Task:
Using the listing below, give again exactly the lines from the line with "Rebuild this chart" to the line with "lw=1.5, dashes=(5, 3.5))", inclusive, without the pictures.

═══ Materials provided

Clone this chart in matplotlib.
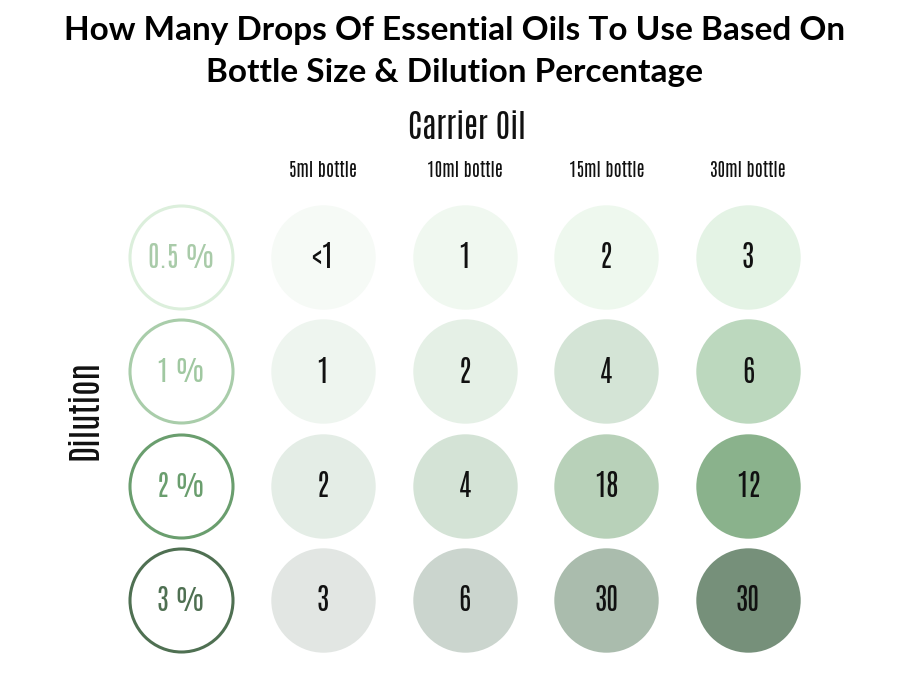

══════
═══ Materials provided

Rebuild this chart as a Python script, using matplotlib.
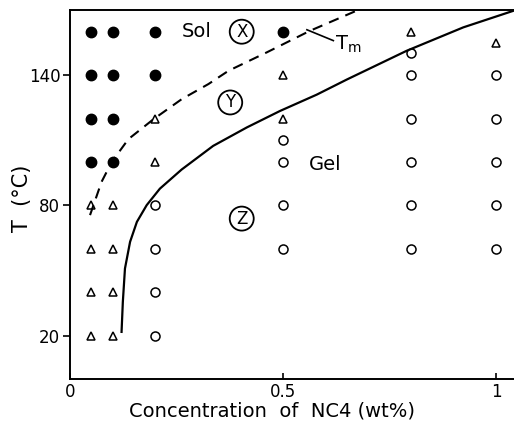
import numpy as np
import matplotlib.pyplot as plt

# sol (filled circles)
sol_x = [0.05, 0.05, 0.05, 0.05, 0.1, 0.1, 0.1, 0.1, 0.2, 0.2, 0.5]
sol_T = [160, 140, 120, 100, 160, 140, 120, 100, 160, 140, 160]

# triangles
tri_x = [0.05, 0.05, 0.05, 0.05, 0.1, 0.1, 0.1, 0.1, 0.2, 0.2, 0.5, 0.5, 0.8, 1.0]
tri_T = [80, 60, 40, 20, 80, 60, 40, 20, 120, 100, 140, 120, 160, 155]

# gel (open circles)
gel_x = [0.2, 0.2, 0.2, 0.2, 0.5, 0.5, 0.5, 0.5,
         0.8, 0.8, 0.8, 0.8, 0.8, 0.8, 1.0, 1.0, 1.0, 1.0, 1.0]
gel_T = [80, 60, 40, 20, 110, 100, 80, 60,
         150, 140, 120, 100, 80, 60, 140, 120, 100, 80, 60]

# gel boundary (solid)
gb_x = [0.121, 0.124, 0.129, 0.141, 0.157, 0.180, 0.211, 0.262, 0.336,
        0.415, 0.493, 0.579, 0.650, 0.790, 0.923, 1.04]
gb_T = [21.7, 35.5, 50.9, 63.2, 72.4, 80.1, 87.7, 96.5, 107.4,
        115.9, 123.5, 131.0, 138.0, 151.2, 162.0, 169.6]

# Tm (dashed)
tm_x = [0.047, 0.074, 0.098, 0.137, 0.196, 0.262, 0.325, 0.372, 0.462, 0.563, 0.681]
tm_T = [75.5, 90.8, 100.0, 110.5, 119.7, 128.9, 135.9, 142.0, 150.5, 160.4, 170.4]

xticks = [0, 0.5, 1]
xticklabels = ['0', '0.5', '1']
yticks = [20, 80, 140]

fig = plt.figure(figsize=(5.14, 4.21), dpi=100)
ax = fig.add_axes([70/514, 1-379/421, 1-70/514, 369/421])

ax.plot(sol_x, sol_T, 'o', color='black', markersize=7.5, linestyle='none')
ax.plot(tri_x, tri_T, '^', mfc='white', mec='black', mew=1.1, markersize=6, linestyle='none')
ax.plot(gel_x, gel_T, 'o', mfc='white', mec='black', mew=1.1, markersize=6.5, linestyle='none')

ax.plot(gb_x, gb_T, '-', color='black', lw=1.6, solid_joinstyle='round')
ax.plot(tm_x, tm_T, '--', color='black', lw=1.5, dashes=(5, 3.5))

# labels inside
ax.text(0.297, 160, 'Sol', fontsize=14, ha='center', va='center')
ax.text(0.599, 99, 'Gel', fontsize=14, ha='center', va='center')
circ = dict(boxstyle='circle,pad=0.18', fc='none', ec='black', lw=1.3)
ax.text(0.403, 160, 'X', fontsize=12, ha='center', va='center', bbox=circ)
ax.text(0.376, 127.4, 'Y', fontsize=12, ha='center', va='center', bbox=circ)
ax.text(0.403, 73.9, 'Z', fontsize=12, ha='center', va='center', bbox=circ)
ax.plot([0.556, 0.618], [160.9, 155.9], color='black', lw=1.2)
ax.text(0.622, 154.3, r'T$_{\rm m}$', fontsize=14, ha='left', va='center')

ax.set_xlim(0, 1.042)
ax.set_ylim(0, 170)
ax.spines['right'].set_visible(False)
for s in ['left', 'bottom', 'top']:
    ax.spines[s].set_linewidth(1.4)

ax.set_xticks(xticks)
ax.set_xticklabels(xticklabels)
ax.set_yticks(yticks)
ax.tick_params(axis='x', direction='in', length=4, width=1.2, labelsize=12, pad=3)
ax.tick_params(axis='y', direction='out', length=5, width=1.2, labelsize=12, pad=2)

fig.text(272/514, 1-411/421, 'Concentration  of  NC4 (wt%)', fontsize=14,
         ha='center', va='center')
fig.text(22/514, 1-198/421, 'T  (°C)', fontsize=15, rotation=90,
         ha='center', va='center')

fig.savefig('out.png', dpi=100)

══════
═══ Materials provided

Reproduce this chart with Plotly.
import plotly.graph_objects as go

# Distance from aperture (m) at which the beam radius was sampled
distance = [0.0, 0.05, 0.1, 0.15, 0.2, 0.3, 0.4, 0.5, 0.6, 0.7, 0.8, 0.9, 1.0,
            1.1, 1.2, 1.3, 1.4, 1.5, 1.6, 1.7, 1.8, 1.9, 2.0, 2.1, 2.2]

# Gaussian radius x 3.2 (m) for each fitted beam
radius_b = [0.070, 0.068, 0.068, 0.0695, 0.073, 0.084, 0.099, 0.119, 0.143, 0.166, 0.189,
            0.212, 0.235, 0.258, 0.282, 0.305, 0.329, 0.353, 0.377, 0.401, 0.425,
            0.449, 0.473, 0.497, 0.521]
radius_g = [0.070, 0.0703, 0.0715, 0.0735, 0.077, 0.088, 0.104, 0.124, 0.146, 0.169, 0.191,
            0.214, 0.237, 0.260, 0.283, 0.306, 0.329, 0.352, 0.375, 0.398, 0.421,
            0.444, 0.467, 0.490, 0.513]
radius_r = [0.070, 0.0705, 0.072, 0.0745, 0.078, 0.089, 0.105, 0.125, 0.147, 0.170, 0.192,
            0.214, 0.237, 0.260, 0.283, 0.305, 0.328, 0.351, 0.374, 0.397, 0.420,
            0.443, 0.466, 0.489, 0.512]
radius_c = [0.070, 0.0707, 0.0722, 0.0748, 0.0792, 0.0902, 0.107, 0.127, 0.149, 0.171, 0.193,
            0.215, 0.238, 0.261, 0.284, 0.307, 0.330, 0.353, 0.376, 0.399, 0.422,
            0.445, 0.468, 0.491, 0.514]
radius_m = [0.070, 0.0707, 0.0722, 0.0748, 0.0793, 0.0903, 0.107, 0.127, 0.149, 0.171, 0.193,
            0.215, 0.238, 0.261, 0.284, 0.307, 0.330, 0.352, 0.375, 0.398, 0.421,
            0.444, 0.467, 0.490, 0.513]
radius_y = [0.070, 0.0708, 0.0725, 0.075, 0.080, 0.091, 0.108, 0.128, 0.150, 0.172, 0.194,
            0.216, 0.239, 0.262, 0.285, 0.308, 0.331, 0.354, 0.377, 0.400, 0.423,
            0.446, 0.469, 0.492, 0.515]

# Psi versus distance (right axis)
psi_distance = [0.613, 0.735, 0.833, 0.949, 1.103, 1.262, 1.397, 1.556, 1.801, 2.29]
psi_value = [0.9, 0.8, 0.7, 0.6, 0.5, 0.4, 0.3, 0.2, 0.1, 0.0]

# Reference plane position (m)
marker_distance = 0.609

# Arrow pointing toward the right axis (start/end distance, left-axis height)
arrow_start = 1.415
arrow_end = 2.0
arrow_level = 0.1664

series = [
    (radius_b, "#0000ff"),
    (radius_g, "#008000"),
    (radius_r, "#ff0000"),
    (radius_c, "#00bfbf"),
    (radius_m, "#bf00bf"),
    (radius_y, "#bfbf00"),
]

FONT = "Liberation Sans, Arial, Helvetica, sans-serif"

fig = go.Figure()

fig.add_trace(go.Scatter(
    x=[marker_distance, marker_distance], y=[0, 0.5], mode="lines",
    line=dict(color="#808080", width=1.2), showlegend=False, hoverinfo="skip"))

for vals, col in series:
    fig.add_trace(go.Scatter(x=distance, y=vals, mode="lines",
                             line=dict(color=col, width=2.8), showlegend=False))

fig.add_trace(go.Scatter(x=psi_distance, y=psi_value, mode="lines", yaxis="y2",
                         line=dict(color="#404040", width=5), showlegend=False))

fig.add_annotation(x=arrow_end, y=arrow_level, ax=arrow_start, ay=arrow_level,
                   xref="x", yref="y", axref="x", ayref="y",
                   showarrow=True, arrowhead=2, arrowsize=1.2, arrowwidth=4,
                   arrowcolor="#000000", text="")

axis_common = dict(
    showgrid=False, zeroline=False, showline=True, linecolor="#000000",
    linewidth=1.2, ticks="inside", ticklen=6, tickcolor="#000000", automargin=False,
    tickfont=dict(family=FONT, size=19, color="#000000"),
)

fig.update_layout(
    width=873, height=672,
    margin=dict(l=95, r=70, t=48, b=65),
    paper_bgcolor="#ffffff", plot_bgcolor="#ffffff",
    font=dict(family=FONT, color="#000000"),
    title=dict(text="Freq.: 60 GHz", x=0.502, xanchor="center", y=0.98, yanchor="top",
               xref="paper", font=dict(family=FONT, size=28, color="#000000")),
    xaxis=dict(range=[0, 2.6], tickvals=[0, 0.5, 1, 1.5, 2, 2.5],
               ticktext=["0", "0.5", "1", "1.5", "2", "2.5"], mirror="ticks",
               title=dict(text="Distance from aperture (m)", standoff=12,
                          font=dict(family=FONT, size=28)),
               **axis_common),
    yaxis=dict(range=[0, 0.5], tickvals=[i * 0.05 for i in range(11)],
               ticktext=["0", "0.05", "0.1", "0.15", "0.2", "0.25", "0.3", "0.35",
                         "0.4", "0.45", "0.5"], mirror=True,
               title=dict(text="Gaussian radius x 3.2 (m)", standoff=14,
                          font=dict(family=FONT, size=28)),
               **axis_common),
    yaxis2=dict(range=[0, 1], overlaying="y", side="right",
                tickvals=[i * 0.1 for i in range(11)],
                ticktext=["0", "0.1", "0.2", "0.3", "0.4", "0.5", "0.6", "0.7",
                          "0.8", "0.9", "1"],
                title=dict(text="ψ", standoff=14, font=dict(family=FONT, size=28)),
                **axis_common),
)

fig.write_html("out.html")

══════

Result of this task:
Rebuild this chart as a Python script, using matplotlib.
import numpy as np
import matplotlib.pyplot as plt

# sol (filled circles)
sol_x = [0.05, 0.05, 0.05, 0.05, 0.1, 0.1, 0.1, 0.1, 0.2, 0.2, 0.5]
sol_T = [160, 140, 120, 100, 160, 140, 120, 100, 160, 140, 160]

# triangles
tri_x = [0.05, 0.05, 0.05, 0.05, 0.1, 0.1, 0.1, 0.1, 0.2, 0.2, 0.5, 0.5, 0.8, 1.0]
tri_T = [80, 60, 40, 20, 80, 60, 40, 20, 120, 100, 140, 120, 160, 155]

# gel (open circles)
gel_x = [0.2, 0.2, 0.2, 0.2, 0.5, 0.5, 0.5, 0.5,
         0.8, 0.8, 0.8, 0.8, 0.8, 0.8, 1.0, 1.0, 1.0, 1.0, 1.0]
gel_T = [80, 60, 40, 20, 110, 100, 80, 60,
         150, 140, 120, 100, 80, 60, 140, 120, 100, 80, 60]

# gel boundary (solid)
gb_x = [0.121, 0.124, 0.129, 0.141, 0.157, 0.180, 0.211, 0.262, 0.336,
        0.415, 0.493, 0.579, 0.650, 0.790, 0.923, 1.04]
gb_T = [21.7, 35.5, 50.9, 63.2, 72.4, 80.1, 87.7, 96.5, 107.4,
        115.9, 123.5, 131.0, 138.0, 151.2, 162.0, 169.6]

# Tm (dashed)
tm_x = [0.047, 0.074, 0.098, 0.137, 0.196, 0.262, 0.325, 0.372, 0.462, 0.563, 0.681]
tm_T = [75.5, 90.8, 100.0, 110.5, 119.7, 128.9, 135.9, 142.0, 150.5, 160.4, 170.4]

xticks = [0, 0.5, 1]
xticklabels = ['0', '0.5', '1']
yticks = [20, 80, 140]

fig = plt.figure(figsize=(5.14, 4.21), dpi=100)
ax = fig.add_axes([70/514, 1-379/421, 1-70/514, 369/421])

ax.plot(sol_x, sol_T, 'o', color='black', markersize=7.5, linestyle='none')
ax.plot(tri_x, tri_T, '^', mfc='white', mec='black', mew=1.1, markersize=6, linestyle='none')
ax.plot(gel_x, gel_T, 'o', mfc='white', mec='black', mew=1.1, markersize=6.5, linestyle='none')

ax.plot(gb_x, gb_T, '-', color='black', lw=1.6, solid_joinstyle='round')
ax.plot(tm_x, tm_T, '--', color='black', lw=1.5, dashes=(5, 3.5))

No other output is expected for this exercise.